◆ Set task
Starting from the top of the material, restate each line exactly until the line that contains "mec='#be4b48', mew=1.5, label=series_names[1], zorder=3)", which is also copied. Pictures are excluded.

◆ Record list
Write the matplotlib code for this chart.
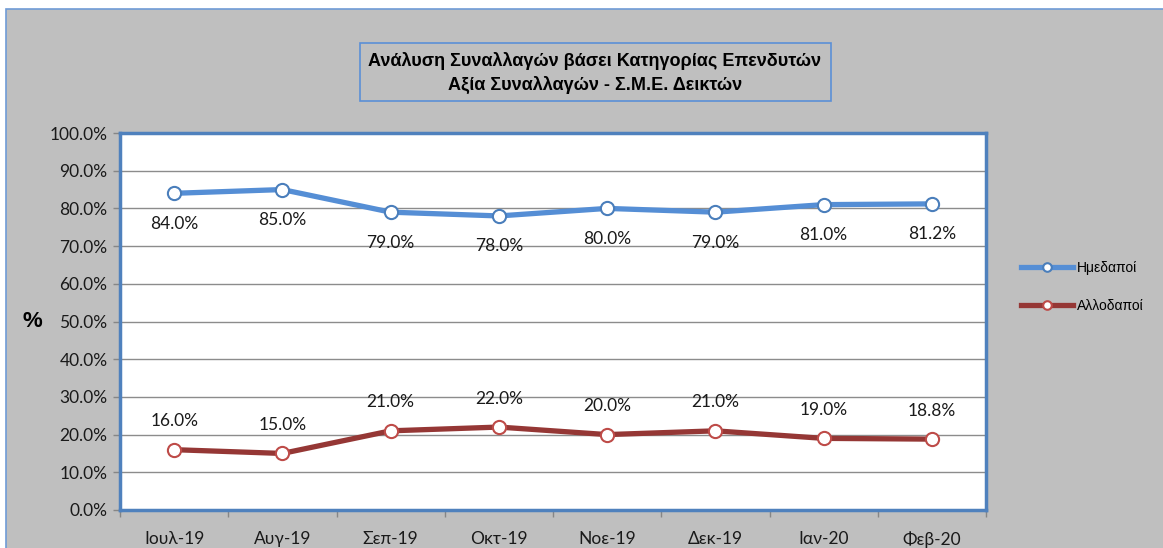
import matplotlib
matplotlib.use('Agg')
import matplotlib.pyplot as plt
from matplotlib.patches import Rectangle
from matplotlib.ticker import FixedLocator, PercentFormatter

# data
months = ['Ιουλ-19', 'Αυγ-19', 'Σεπ-19', 'Οκτ-19', 'Νοε-19', 'Δεκ-19', 'Ιαν-20', 'Φεβ-20']
domestic = [84.0, 85.0, 79.0, 78.0, 80.0, 79.0, 81.0, 81.2]
foreign = [16.0, 15.0, 21.0, 22.0, 20.0, 21.0, 19.0, 18.8]
series_names = ['Ημεδαποί', 'Αλλοδαποί']

W, H = 1163, 548
plt.rcParams['font.family'] = ['Lato', 'DejaVu Sans']
narrow = ['Liberation Sans Narrow', 'Liberation Sans', 'DejaVu Sans']

fig = plt.figure(figsize=(W / 100, H / 100), dpi=100, facecolor='white')

# grey chart area with light blue frame
fig.patches.append(Rectangle((6 / W, -0.02), 1.1, 1 - 9 / H + 0.02, transform=fig.transFigure,
                             facecolor='#bfbfbf', edgecolor='#6f9bd6', lw=1.2, zorder=-2))

ax = fig.add_axes([120 / W, 1 - 510 / H, 866 / W, (510 - 133) / H])
ax.set_facecolor('white')
x = list(range(len(months)))

ax.plot(x, domestic, color='#558ed5', lw=3.8, marker='o', ms=9.5, mfc='white',
        mec='#4a7ebb', mew=1.5, label=series_names[0], zorder=3)
ax.plot(x, foreign, color='#953735', lw=3.8, marker='o', ms=9.5, mfc='white',
        mec='#be4b48', mew=1.5, label=series_names[1], zorder=3)

for xi, v in zip(x, domestic):
    ax.annotate(f'{v:.1f}%', (xi, v), xytext=(0, -22), textcoords='offset points',
                ha='center', va='center', fontsize=12.5, color='#1a1a1a')
for xi, v in zip(x, foreign):
    ax.annotate(f'{v:.1f}%', (xi, v), xytext=(0, 20.5), textcoords='offset points',
                ha='center', va='center', fontsize=12.5, color='#1a1a1a')

ax.set_xlim(-0.5, len(months) - 0.5)
ax.set_ylim(0, 100)
ax.yaxis.set_major_locator(FixedLocator(range(0, 101, 10)))
ax.yaxis.set_major_formatter(PercentFormatter(decimals=1))
ax.set_xticks(x)
ax.set_xticklabels(months)
ax.xaxis.set_minor_locator(FixedLocator([i - 0.5 for i in range(len(months) + 1)]))
ax.tick_params(axis='x', which='major', length=0, labelsize=12.5, pad=15)
ax.tick_params(axis='x', which='minor', length=5, color='#868686', width=1)
ax.tick_params(axis='y', length=5, color='#868686', width=1, labelsize=12.5, pad=4)
for lab in ax.get_xticklabels() + ax.get_yticklabels():
    lab.set_color('#1a1a1a')

ax.grid(axis='y', color='#8c8c8c', lw=1)
ax.set_axisbelow(True)
for s in ax.spines.values():
    s.set_color('#4f81bd')
    s.set_linewidth(2.5)

ax.set_ylabel('%', fontsize=16, fontweight='bold', rotation=0, labelpad=12, va='center',
              family=narrow)

ax.legend(loc='center left', bbox_to_anchor=(1008 / W, 1 - 287 / H), bbox_transform=fig.transFigure,
          frameon=False, handlelength=3.8, handletextpad=0.25, labelspacing=1.75, markerscale=0.65,
          prop={'family': narrow, 'size': 10})

# title box
fig.patches.append(Rectangle((360 / W, 1 - 101 / H), 471 / W, 58 / H, transform=fig.transFigure,
                             facecolor='#bfbfbf', edgecolor='#5b8fd6', lw=1.2, zorder=-1))
fig.text(595 / W, 1 - 73 / H, 'Ανάλυση Συναλλαγών βάσει Κατηγορίας Επενδυτών\nΑξία Συναλλαγών - Σ.Μ.Ε. Δεικτών',
         ha='center', va='center', fontsize=13, fontweight='bold', family=narrow,
         linespacing=1.45, zorder=2)

fig.savefig('out.png', dpi=100, facecolor=fig.get_facecolor())
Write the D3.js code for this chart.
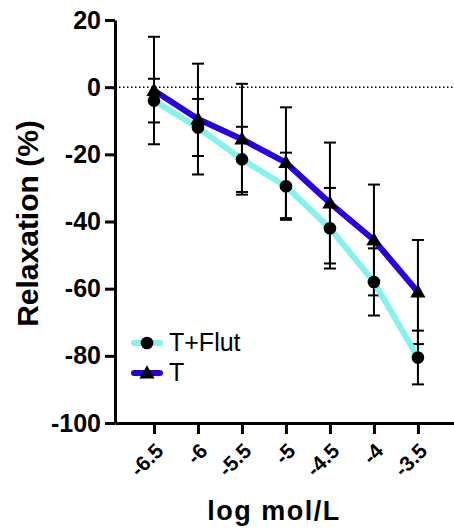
<!DOCTYPE html>
<html>
<head>
<meta charset="utf-8">
<script src="https://cdn.jsdelivr.net/npm/d3@7"></script>
<style>
  body { margin: 0; background: #fff; }
  svg { display: block; font-family: 'Liberation Sans', Arial, sans-serif; }
</style>
</head>
<body>
<div id="chart"></div>
<script>
// data
const doses = [-6.5, -6, -5.5, -5, -4.5, -4, -3.5];
const tickLabels = ['-6.5', '-6', '-5.5', '-5', '-4.5', '-4', '-3.5'];
const flutMean = [-4, -12, -21.5, -29.5, -42, -58, -80.5];
const flutErr = [6.5, 8.5, 9.7, 10, 12, 10, 8];
const tMean = [-1, -9.5, -15.5, -22.5, -34.5, -45.5, -61];
const tErr = [16, 16.5, 16.5, 16.5, 18, 16.5, 15.5];
const yTicks = [20, 0, -20, -40, -60, -80, -100];

const width = 454;
const height = 529;

const svg = d3.select('#chart').append('svg')
  .attr('width', width)
  .attr('height', height);

const x = d3.scaleLinear().domain([-6.943, -3.09]).range([115, 454]);
const y = d3.scaleLinear().domain([-100, 20]).range([423, 20]);

const series = [
  { name: 'T+Flut', mean: flutMean, err: flutErr, color: '#86f2ee', shape: d3.symbolCircle },
  { name: 'T', mean: tMean, err: tErr, color: '#2a00dc', shape: d3.symbolTriangle },
];

// dotted zero line
svg.append('line')
  .attr('x1', x.range()[0]).attr('x2', x.range()[1])
  .attr('y1', y(0)).attr('y2', y(0))
  .attr('stroke', '#000')
  .attr('stroke-width', 1.5)
  .attr('stroke-dasharray', '1.5,2.5');

// error bars
series.forEach((s) => {
  const g = svg.append('g')
    .attr('stroke', '#000')
    .attr('stroke-width', 2);
  doses.forEach((d, i) => {
    const cx = x(d);
    const top = y(s.mean[i] + s.err[i]);
    const bot = y(s.mean[i] - s.err[i]);
    g.append('line').attr('x1', cx).attr('x2', cx).attr('y1', top).attr('y2', bot);
    g.append('line').attr('x1', cx - 6).attr('x2', cx + 6).attr('y1', top).attr('y2', top);
    g.append('line').attr('x1', cx - 6).attr('x2', cx + 6).attr('y1', bot).attr('y2', bot);
  });
});

// mean lines
const line = d3.line()
  .x((d) => x(d[0]))
  .y((d) => y(d[1]));

series.forEach((s) => {
  svg.append('path')
    .datum(doses.map((d, i) => [d, s.mean[i]]))
    .attr('fill', 'none')
    .attr('stroke', s.color)
    .attr('stroke-width', 6)
    .attr('stroke-linejoin', 'round')
    .attr('d', line);
});

// markers
series.forEach((s) => {
  const sym = d3.symbol().type(s.shape).size(s.shape === d3.symbolCircle ? 125 : 100);
  svg.append('g').selectAll('path')
    .data(doses.map((d, i) => [d, s.mean[i]]))
    .enter()
    .append('path')
    .attr('transform', (d) => `translate(${x(d[0])},${y(d[1]) + (s.shape === d3.symbolTriangle ? 1 : 0)})`)
    .attr('d', sym)
    .attr('fill', '#000');
});

// y axis
const yAxis = svg.append('g')
  .attr('transform', `translate(${x.range()[0]},0)`)
  .call(d3.axisLeft(y).tickValues(yTicks).tickFormat((d) => String(d))
    .tickSize(10).tickSizeOuter(0).tickPadding(4));
yAxis.select('.domain').attr('stroke-width', 3);
yAxis.selectAll('.tick line').attr('stroke-width', 3);
yAxis.selectAll('.tick text')
  .attr('font-size', 25)
  .attr('font-weight', 'bold')
  .attr('fill', '#000')
  .attr('font-family', 'Liberation Sans, Arial, sans-serif');

// x axis
const xAxis = svg.append('g')
  .attr('transform', `translate(0,${y(-100)})`)
  .call(d3.axisBottom(x).tickValues(doses).tickFormat((d, i) => tickLabels[i])
    .tickSize(11).tickSizeOuter(0));
xAxis.select('.domain').attr('stroke-width', 3);
xAxis.selectAll('.tick line').attr('stroke-width', 3);
xAxis.selectAll('.tick text')
  .attr('font-size', 21)
  .attr('font-weight', 'bold')
  .attr('fill', '#000')
  .attr('font-family', 'Liberation Sans, Arial, sans-serif')
  .attr('text-anchor', 'end')
  .attr('x', 0)
  .attr('y', 0)
  .attr('dy', '0.35em')
  .attr('transform', 'translate(5,24) rotate(-45)');

// axis titles
svg.append('text')
  .attr('transform', `translate(38,${(y(20) + y(-100)) / 2 + 2}) rotate(-90)`)
  .attr('text-anchor', 'middle')
  .attr('font-size', 30)
  .attr('font-weight', 'bold')
  .text('Relaxation (%)');

svg.append('text')
  .attr('x', 274)
  .attr('y', 520)
  .attr('text-anchor', 'middle')
  .attr('font-size', 27)
  .attr('font-weight', 'bold')
  .attr('letter-spacing', 1.5)
  .text('log mol/L');

// legend
const legend = svg.append('g');
series.forEach((s, i) => {
  const ly = 343 + i * 30;
  legend.append('line')
    .attr('x1', 134).attr('x2', 160)
    .attr('y1', ly).attr('y2', ly)
    .attr('stroke', s.color)
    .attr('stroke-width', 6)
    .attr('stroke-linecap', 'round');
  legend.append('path')
    .attr('transform', `translate(147,${ly + (s.shape === d3.symbolTriangle ? 1 : 0)})`)
    .attr('d', d3.symbol().type(s.shape).size(s.shape === d3.symbolCircle ? 125 : 100))
    .attr('fill', '#000');
  legend.append('text')
    .attr('x', 169)
    .attr('y', ly + 8)
    .attr('font-size', 25)
    .text(s.name);
});
</script>
</body>
</html>
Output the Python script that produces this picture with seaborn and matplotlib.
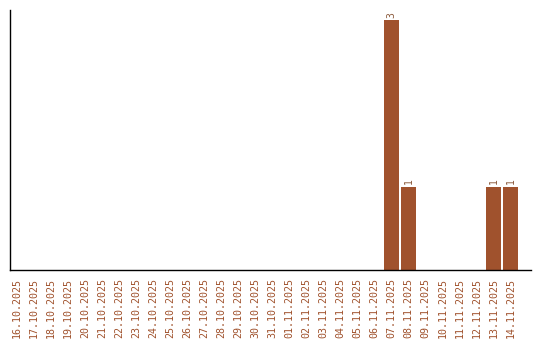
import matplotlib
matplotlib.use("Agg")
import matplotlib.pyplot as plt
import seaborn as sns
import pandas as pd

dates = ["16.10.2025", "17.10.2025", "18.10.2025", "19.10.2025", "20.10.2025",
         "21.10.2025", "22.10.2025", "23.10.2025", "24.10.2025", "25.10.2025",
         "26.10.2025", "27.10.2025", "28.10.2025", "29.10.2025", "30.10.2025",
         "31.10.2025", "01.11.2025", "02.11.2025", "03.11.2025", "04.11.2025",
         "05.11.2025", "06.11.2025", "07.11.2025", "08.11.2025", "09.11.2025",
         "10.11.2025", "11.11.2025", "12.11.2025", "13.11.2025", "14.11.2025"]
counts = [0, 0, 0, 0, 0, 0, 0, 0, 0, 0,
          0, 0, 0, 0, 0, 0, 0, 0, 0, 0,
          0, 0, 3, 1, 0, 0, 0, 0, 1, 1]

df = pd.DataFrame({"date": dates, "count": counts})

sns.set_style("white")
plt.rcParams['font.family'] = ['DejaVu Sans Mono', 'DejaVu Sans']

fig = plt.figure(figsize=(5.4, 3.4), dpi=100)
ax = fig.add_axes([10/540, 70/340, 521/540, 260/340])
sns.barplot(data=df, x="date", y="count", color="#a0522d", saturation=1,
            width=0.84, linewidth=0, ax=ax)

for i, v in enumerate(counts):
    if v > 0:
        ax.text(i, v + 0.03, str(v), rotation=90, ha="center", va="bottom",
                fontsize=7, color="#8b5a3c")

ax.set_xlim(-0.41, 30.2)
ax.set_ylim(0, 3.12)
ax.set_xlabel("")
ax.set_ylabel("")
ax.set_yticks([])
ax.tick_params(axis="x", length=0, pad=6, labelrotation=90, labelsize=7.2,
               labelcolor="#a0522d")
for s in ["top", "right"]:
    ax.spines[s].set_visible(False)
for s in ["left", "bottom"]:
    ax.spines[s].set_color("black")
    ax.spines[s].set_linewidth(1)

fig.savefig("out.png", dpi=100)
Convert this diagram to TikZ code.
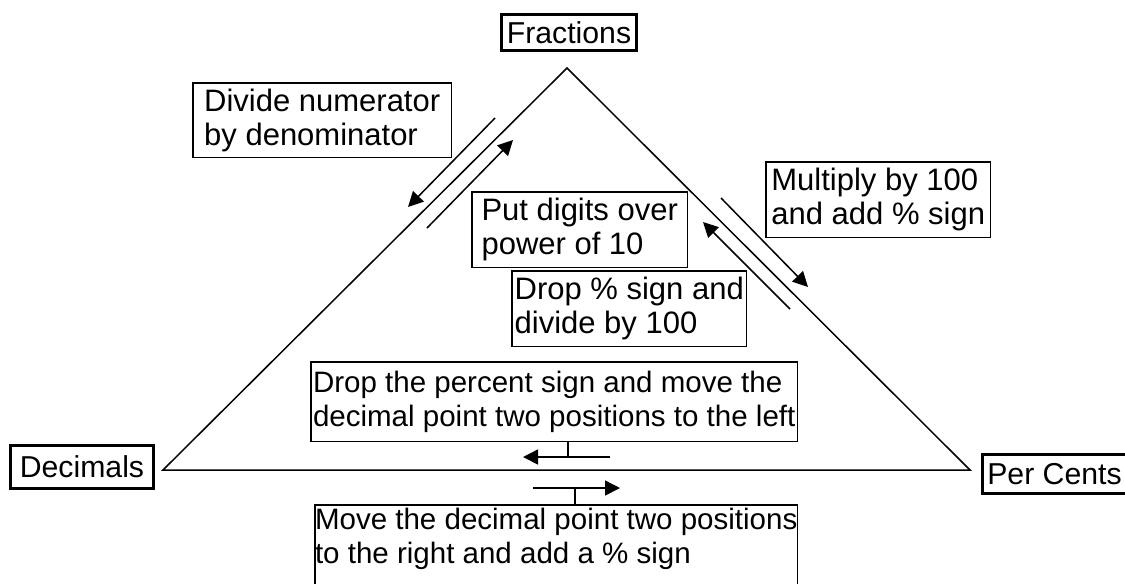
\documentclass[tikz,border=0pt]{standalone}
\usepackage{fontspec}
\setmainfont{Liberation Sans}
\usetikzlibrary{arrows.meta}

\begin{document}
\begin{tikzpicture}[x=0.02cm, y=-0.02cm, line width=0.03cm,
  every node/.style={font=\fontsize{16.8pt}{19.35pt}\selectfont, inner sep=0pt},
  notefont/.style={font=\fontsize{17.64pt}{19.35pt}\selectfont},
  cornerbox/.style={draw, line width=0.07cm, font=\fontsize{17.2pt}{19.35pt}\selectfont},
  notebox/.style={draw, align=left, anchor=north west},
  flow/.style={-{Triangle[length=0.3cm,width=0.3cm]}}]

\useasboundingbox (0,0) rectangle (1125,583);
\clip (0,0) rectangle (1125,583);

% Triangle
\coordinate (apex) at (567,68);
\coordinate (lbase) at (163,470);
\coordinate (rbase) at (970,470);
\draw (lbase) -- (apex) -- (rbase) -- cycle;

% Corner labels
\node[cornerbox, minimum width=2.7cm, minimum height=0.72cm] (frac) at (569,32.5) {Fractions};
\node[cornerbox, minimum width=2.86cm, minimum height=0.86cm] (dec) at (82,467) {Decimals};
\node[cornerbox, minimum width=2.88cm, minimum height=0.78cm] (pct) at (1054.5,474) {Per Cents};

% Fractions <-> Decimals
\node[notebox, notefont, minimum width=5.18cm, minimum height=1.5cm] (divide) at (192,82) {Divide numerator\\by denominator};
\node[notebox, notefont, minimum width=4.32cm, minimum height=1.52cm] (digits) at (471,191) {Put digits over\\power of 10};
\coordinate (fd1) at (495,118);
\coordinate (fd2) at (408,207);
\coordinate (df1) at (427,228);
\coordinate (df2) at (513,140);
\draw[flow] (fd1) -- (fd2);
\draw[flow] (df1) -- (df2);

% Fractions <-> Per Cents
\node[notebox, notefont, minimum width=4.5cm, minimum height=1.52cm] (multiply) at (765,161) {Multiply by 100\\and add \% sign};
\node[notebox, notefont, minimum width=4.7cm, minimum height=1.52cm] (droppct) at (511,270) {Drop \% sign and\\divide by 100};
\coordinate (fp1) at (721,198);
\coordinate (fp2) at (808,287);
\coordinate (pf1) at (790,309);
\coordinate (pf2) at (703,222);
\draw[flow] (fp1) -- (fp2);
\draw[flow] (pf1) -- (pf2);

% Per Cents <-> Decimals
\node[notebox, minimum width=9.74cm, minimum height=1.6cm] (todec) at (310,361) {Drop the percent sign and move the\\decimal point two positions to the left};
\node[notebox, minimum width=9.66cm, inner ysep=0.06cm] (toper) at (314,504) {Move the decimal point two positions\\to the right and add a \% sign\rule[-0.5cm]{0pt}{0pt}};
\coordinate (ltick) at (568,457);
\coordinate (ltail) at (610,457);
\coordinate (lhead) at (523,457);
\coordinate (rtick) at (575,488);
\coordinate (rtail) at (533,488);
\coordinate (rhead) at (620,488);
\draw (todec.south -| ltick) -- (ltick);
\draw[flow] (ltail) -- (lhead);
\draw (toper.north -| rtick) -- (rtick);
\draw[flow] (rtail) -- (rhead);

\end{tikzpicture}
\end{document}
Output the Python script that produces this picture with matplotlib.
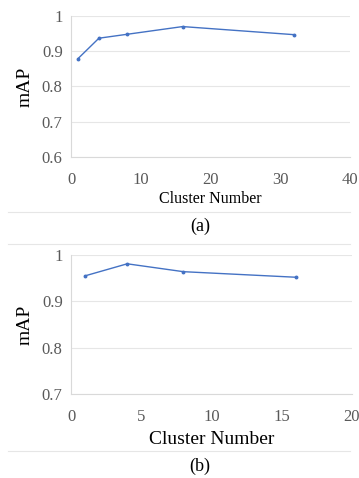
import matplotlib
matplotlib.use("Agg")
from matplotlib import pyplot as plt
from matplotlib.lines import Line2D

# (a) cluster number vs mAP
clusters_a = [1, 4, 8, 16, 32]
map_a = [0.879, 0.937, 0.948, 0.970, 0.947]

# (b) cluster number vs mAP
clusters_b = [1, 4, 8, 16]
map_b = [0.955, 0.981, 0.964, 0.952]

plt.rcParams["font.family"] = ["Liberation Serif", "DejaVu Serif"]

LINE = "#4472C4"
GRID = "#E6E6E6"
TICK = "#595959"

fig = plt.figure(figsize=(3.59, 4.78), dpi=100)

ax_a = fig.add_axes([71 / 359, 1 - 157 / 478, 279 / 359, 141 / 478])
ax_b = fig.add_axes([71 / 359, 1 - 394 / 478, 281 / 359, 139 / 478])


def style(ax, xlim, xticks, ylim, yticks, xlabel_size, xlabel_pad):
    ax.set_xlim(*xlim)
    ax.set_ylim(*ylim)
    ax.set_xticks(xticks)
    ax.set_yticks(yticks)
    ax.set_yticklabels([f"{t:g}" for t in yticks])
    ax.grid(axis="y", color=GRID, linewidth=0.8)
    ax.set_axisbelow(True)
    for side in ["top", "right"]:
        ax.spines[side].set_visible(False)
    for side in ["left", "bottom"]:
        ax.spines[side].set_color("#D9D9D9")
        ax.spines[side].set_linewidth(0.8)
    ax.tick_params(length=0, labelsize=12, colors=TICK)
    ax.tick_params(axis="y", pad=6)
    ax.tick_params(axis="x", pad=11)
    ax.set_ylabel("mAP", fontsize=14, labelpad=6)
    ax.set_xlabel("Cluster Number", fontsize=xlabel_size, labelpad=xlabel_pad)


ax_a.plot(clusters_a, map_a, color=LINE, linewidth=1, marker="o", markersize=1.8)
style(ax_a, (0, 40), [0, 10, 20, 30, 40], (0.6, 1.0), [0.6, 0.7, 0.8, 0.9, 1], 11.5, 2)

ax_b.plot(clusters_b, map_b, color=LINE, linewidth=1, marker="o", markersize=1.8)
style(ax_b, (0, 20), [0, 5, 10, 15, 20], (0.7, 1.0), [0.7, 0.8, 0.9, 1], 14, 4)

# separators and captions
for y in [212, 244, 451]:
    fig.add_artist(Line2D([8 / 359, 350 / 359], [1 - y / 478, 1 - y / 478],
                          color="#E6E6E6", linewidth=0.8))
fig.text(200 / 359, 1 - 226 / 478, "(a)", ha="center", va="center", fontsize=13)
fig.text(200 / 359, 1 - 466 / 478, "(b)", ha="center", va="center", fontsize=13)

plt.savefig("out.png", dpi=100)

◆ Full output
Write the matplotlib code for this chart.
import matplotlib
matplotlib.use('Agg')
import matplotlib.pyplot as plt
from matplotlib.patches import Rectangle
from matplotlib.ticker import FixedLocator, PercentFormatter

# data
months = ['Ιουλ-19', 'Αυγ-19', 'Σεπ-19', 'Οκτ-19', 'Νοε-19', 'Δεκ-19', 'Ιαν-20', 'Φεβ-20']
domestic = [84.0, 85.0, 79.0, 78.0, 80.0, 79.0, 81.0, 81.2]
foreign = [16.0, 15.0, 21.0, 22.0, 20.0, 21.0, 19.0, 18.8]
series_names = ['Ημεδαποί', 'Αλλοδαποί']

W, H = 1163, 548
plt.rcParams['font.family'] = ['Lato', 'DejaVu Sans']
narrow = ['Liberation Sans Narrow', 'Liberation Sans', 'DejaVu Sans']

fig = plt.figure(figsize=(W / 100, H / 100), dpi=100, facecolor='white')

# grey chart area with light blue frame
fig.patches.append(Rectangle((6 / W, -0.02), 1.1, 1 - 9 / H + 0.02, transform=fig.transFigure,
                             facecolor='#bfbfbf', edgecolor='#6f9bd6', lw=1.2, zorder=-2))

ax = fig.add_axes([120 / W, 1 - 510 / H, 866 / W, (510 - 133) / H])
ax.set_facecolor('white')
x = list(range(len(months)))

ax.plot(x, domestic, color='#558ed5', lw=3.8, marker='o', ms=9.5, mfc='white',
        mec='#4a7ebb', mew=1.5, label=series_names[0], zorder=3)
ax.plot(x, foreign, color='#953735', lw=3.8, marker='o', ms=9.5, mfc='white',
        mec='#be4b48', mew=1.5, label=series_names[1], zorder=3)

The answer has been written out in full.